Coun. Sheena Hughes wants the site of a future high school in growing north St. Albert shovel-ready sooner rather than later.
At a Nov. 12 committee meeting, Hughes gave notice that she will bring a motion to their regular council meeting Nov. 19 calling for city staff to create a plan to bring water and sewer service to the Erin Ridge North site that could be put to work by the second quarter of 2025.
She wants the plan to be costed and returned to council for debate by Feb. 7. This means the project would be done separately from and ahead of what is envisioned in the northeast area structure plan (ASP), which passed first reading Nov. 5. With the planning and construction work that would be required, that could be three years away.
It’s actually a two-part ask: To even debate the question, her colleagues will have to first agree to waive a 20-day waiting period that by rule must elapse between a notice of motion’s introduction and its appearance on a council agenda.
“I understand those are tight timelines,” she said.
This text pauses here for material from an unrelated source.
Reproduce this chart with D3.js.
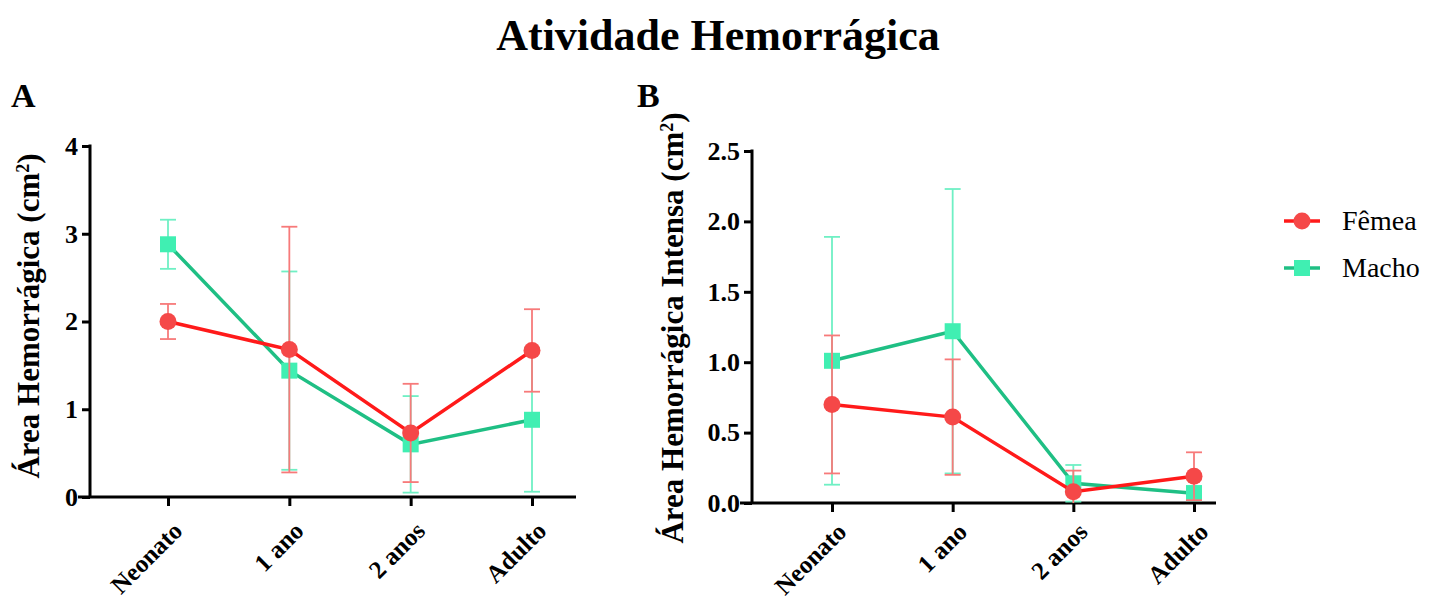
<!DOCTYPE html>
<html>
<head>
<meta charset="utf-8">
<script src="https://cdn.jsdelivr.net/npm/d3@7"></script>
<style>
  body { margin: 0; background: #fff; }
</style>
</head>
<body>
<svg id="chart" width="1429" height="601"></svg>
<script>
// data
const categories = ["Neonato", "1 ano", "2 anos", "Adulto"];
const seriesNames = ["Fêmea", "Macho"];

// panel A: area hemorragica (mean, sd)
const femeaA = [2.0, 1.68, 0.73, 1.67];
const femeaA_sd = [0.2, 1.4, 0.56, 0.47];
const machoA = [2.88, 1.44, 0.6, 0.88];
const machoA_sd = [0.28, 1.13, 0.55, 0.82];

// panel B: area hemorragica intensa
const femeaB = [0.7, 0.61, 0.08, 0.19];
const femeaB_sd = [0.49, 0.41, 0.15, 0.17];
const machoB = [1.01, 1.22, 0.14, 0.07];
const machoB_sd = [0.88, 1.01, 0.13, 0.05];

const ticksA = [0, 1, 2, 3, 4];
const ticksB = [0, 0.5, 1.0, 1.5, 2.0, 2.5];

const FONT = '"Liberation Serif", "Times New Roman", serif';

const colors = {
  "Fêmea": { line: "#ff1a1a", mark: "#f54848", err: "#f77a7a" },
  "Macho": { line: "#1fbf84", mark: "#40efb2", err: "#6ff0c4" }
};

const svg = d3.select("#chart");

// title + panel letters
svg.append("text")
  .attr("x", 718).attr("y", 50)
  .attr("text-anchor", "middle")
  .style("font-family", FONT)
  .style("font-size", "44px").style("font-weight", "bold")
  .text("Atividade Hemorrágica");

svg.append("text").attr("x", 11).attr("y", 107)
  .style("font-family", FONT)
  .style("font-size", "34px").style("font-weight", "bold").text("A");
svg.append("text").attr("x", 637).attr("y", 107)
  .style("font-family", FONT)
  .style("font-size", "34px").style("font-weight", "bold").text("B");

function drawPanel(opts) {
  const g = svg.append("g");
  const x = d3.scalePoint().domain(categories).range([opts.x0, opts.x1]);
  const y = d3.scaleLinear().domain([0, opts.ymax]).range([opts.yBottom, opts.yTop]);

  // y axis
  const yAxis = g.append("g")
    .attr("transform", `translate(${opts.axisX},0)`)
    .call(d3.axisLeft(y).tickValues(opts.ticks).tickFormat(opts.fmt).tickSize(8).tickPadding(4));
  yAxis.select(".domain").remove();
  yAxis.selectAll(".tick line").attr("stroke", "#000").attr("stroke-width", 3);
  yAxis.selectAll("text")
    .style("font-family", FONT)
    .style("font-size", "26px").style("font-weight", "bold").attr("fill", "#000");
  g.append("line")
    .attr("x1", opts.axisX).attr("x2", opts.axisX)
    .attr("y1", y(opts.ymax) - 1.5).attr("y2", opts.yBottom)
    .attr("stroke", "#000").attr("stroke-width", 3);

  // x axis
  const xAxis = g.append("g")
    .attr("transform", `translate(0,${opts.yBottom})`)
    .call(d3.axisBottom(x).tickSize(9).tickPadding(6));
  xAxis.select(".domain").remove();
  xAxis.selectAll(".tick line").attr("stroke", "#000").attr("stroke-width", 3);
  xAxis.selectAll("text")
    .style("font-family", FONT)
    .style("font-size", "25px").style("font-weight", "bold").attr("fill", "#000")
    .attr("text-anchor", "end")
    .attr("x", 0).attr("y", 0).attr("dy", "0.7em")
    .attr("transform", `translate(3,${opts.labelDrop}) rotate(-45)`);
  g.append("line")
    .attr("x1", opts.xStart).attr("x2", opts.xEnd)
    .attr("y1", opts.yBottom).attr("y2", opts.yBottom)
    .attr("stroke", "#000").attr("stroke-width", 3);

  // y label
  g.append("text")
    .attr("transform", `translate(${opts.labelX},${opts.labelY}) rotate(-90)`)
    .attr("text-anchor", "middle")
    .style("font-family", FONT)
    .style("font-size", "31px").style("font-weight", "bold")
    .html(opts.label);

  // series, macho first so femea sits on top
  const series = [
    { name: "Macho", vals: opts.macho, sd: opts.machoSd },
    { name: "Fêmea", vals: opts.femea, sd: opts.femeaSd }
  ];

  series.forEach((s) => {
    const c = colors[s.name];
    const pts = categories.map((cat, i) => ({ cat, v: s.vals[i], sd: s.sd[i] }));
    const clampY = (v) => y(Math.max(0, Math.min(opts.ymax, v)));

    // error bars
    const eb = g.append("g").attr("stroke", c.err).attr("stroke-width", 1.8);
    pts.forEach((d) => {
      const hi = d.v + d.sd, lo = d.v - d.sd;
      eb.append("line").attr("x1", x(d.cat)).attr("x2", x(d.cat))
        .attr("y1", clampY(lo)).attr("y2", y(hi));
      eb.append("line").attr("x1", x(d.cat) - 8).attr("x2", x(d.cat) + 8)
        .attr("y1", y(hi)).attr("y2", y(hi));
      if (lo >= 0) {
        eb.append("line").attr("x1", x(d.cat) - 8).attr("x2", x(d.cat) + 8)
          .attr("y1", y(lo)).attr("y2", y(lo));
      }
    });

    g.append("path")
      .datum(pts)
      .attr("fill", "none")
      .attr("stroke", c.line)
      .attr("stroke-width", 3.5)
      .attr("d", d3.line().x((d) => x(d.cat)).y((d) => y(d.v)));

    if (s.name === "Fêmea") {
      g.selectAll(null).data(pts).enter().append("circle")
        .attr("cx", (d) => x(d.cat)).attr("cy", (d) => y(d.v))
        .attr("r", 8.5).attr("fill", c.mark);
    } else {
      g.selectAll(null).data(pts).enter().append("rect")
        .attr("x", (d) => x(d.cat) - 8).attr("y", (d) => y(d.v) - 8)
        .attr("width", 16).attr("height", 16).attr("fill", c.mark);
    }
  });
}

drawPanel({
  x0: 168, x1: 532, axisX: 90, xStart: 78, xEnd: 576,
  yTop: 146, yBottom: 497, ymax: 4, ticks: ticksA, fmt: d3.format("d"),
  labelX: 39, labelY: 316, labelDrop: 23,
  label: "Área Hemorrágica (cm<tspan baseline-shift='super' font-size='18px'>2</tspan>)",
  femea: femeaA, femeaSd: femeaA_sd, macho: machoA, machoSd: machoA_sd
});

drawPanel({
  x0: 832, x1: 1194, axisX: 752, xStart: 740, xEnd: 1216,
  yTop: 151, yBottom: 503, ymax: 2.5, ticks: ticksB, fmt: d3.format(".1f"),
  labelX: 683, labelY: 328, labelDrop: 18,
  label: "Área Hemorrágica Intensa (cm<tspan baseline-shift='super' font-size='18px'>2</tspan>)",
  femea: femeaB, femeaSd: femeaB_sd, macho: machoB, machoSd: machoB_sd
});

// legend
const legend = svg.append("g");
seriesNames.forEach((name, i) => {
  const c = colors[name];
  const ly = 221 + i * 47;
  legend.append("line").attr("x1", 1284).attr("x2", 1320).attr("y1", ly).attr("y2", ly)
    .attr("stroke", c.line).attr("stroke-width", 3.5);
  if (name === "Fêmea") {
    legend.append("circle").attr("cx", 1302).attr("cy", ly).attr("r", 8.5).attr("fill", c.mark);
  } else {
    legend.append("rect").attr("x", 1294).attr("y", ly - 8).attr("width", 16).attr("height", 16).attr("fill", c.mark);
  }
  legend.append("text").attr("x", 1342).attr("y", ly + 9)
    .style("font-family", FONT)
    .style("font-size", "28px").text(name);
});
</script>
</body>
</html>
Hughes told the Gazette Wednesday city staff have come up with documents on a short deadline when directed by council in the past. She said she intends to argue that St. Albert can't wait two or three years to ready the high school site: It must be ready for the coming intake of the new $8.6 billion School Construction Accelerator Program on offer from the province.
The program aims to build as many as 90 new schools, 30 per year in 2025, '26 and '27, and retrofit or replace 24 others in fast-growing parts of Alberta but to be considered, sites have to be shovel-ready, which includes water and sewer service.
"If administration is able to make that happen and make it a possibility, I think we owe it to the residents and the people that are desperately looking for the high school to make that an option," she said. "I don't know what the province will do, but I do not want to handicap our ability to get a school built there."
Hughes hopes St. Albert can at least get to where there is a plan to render the site shovel-ready when the time comes to apply for the provincial cash, likely in the spring, which is when the next provincial fiscal update (budget) will be tabled.
"It puts us on the potential list and I would like to be on the potential list (versus) not on any list at all when there's this many schools that are coming out," she explained. "I don't know what the level of investment will be in future years, but we do know what the amount of investment coming out at this time is."
That school accelerator came up in conversation Nov. 5, when St. Albert Public Schools trustee Kristi Rouse was in council chambers armed with statistics that showed their schools, those in the west and north in particular, are growing half again as fast as the city's population.
Rouse said Nov. 5 the public board serves 9,800 students and is growing at three per cent a year, but enrolment has increased about 50 per cent faster than the city’s population since 2018, and is up 41 per cent since 2012.
She added that much of the city’s growth has taken place north of Villeneuve Road, and the state of the public schools there reflects the trend: Lois E. Hole Elementary School (opened 2017) is at 113 per cent utilization and Joseph M. Denko Secondary (2019), the board’s fastest-growing, is at 76 per cent.
Rouse pointed out that a school receives the maximum provincial operating and maintenance funding at 85 per cent capacity, implying that enrolment above that number puts pressure on the board.
"A school feels pretty darn full at 85 per cent."
Rouse urged the councillors to take advantage of provincial accelerator fund.
“We need schools … both in the west and in the north,” she said. “When you look at the city’s map of where existing school sites are as well as the ones that are available, whether they are shovel ready or not, we need all of them.
“If this doesn’t go ahead, we’ll have to pivot … (but Erin Ridge) is still the best solution.”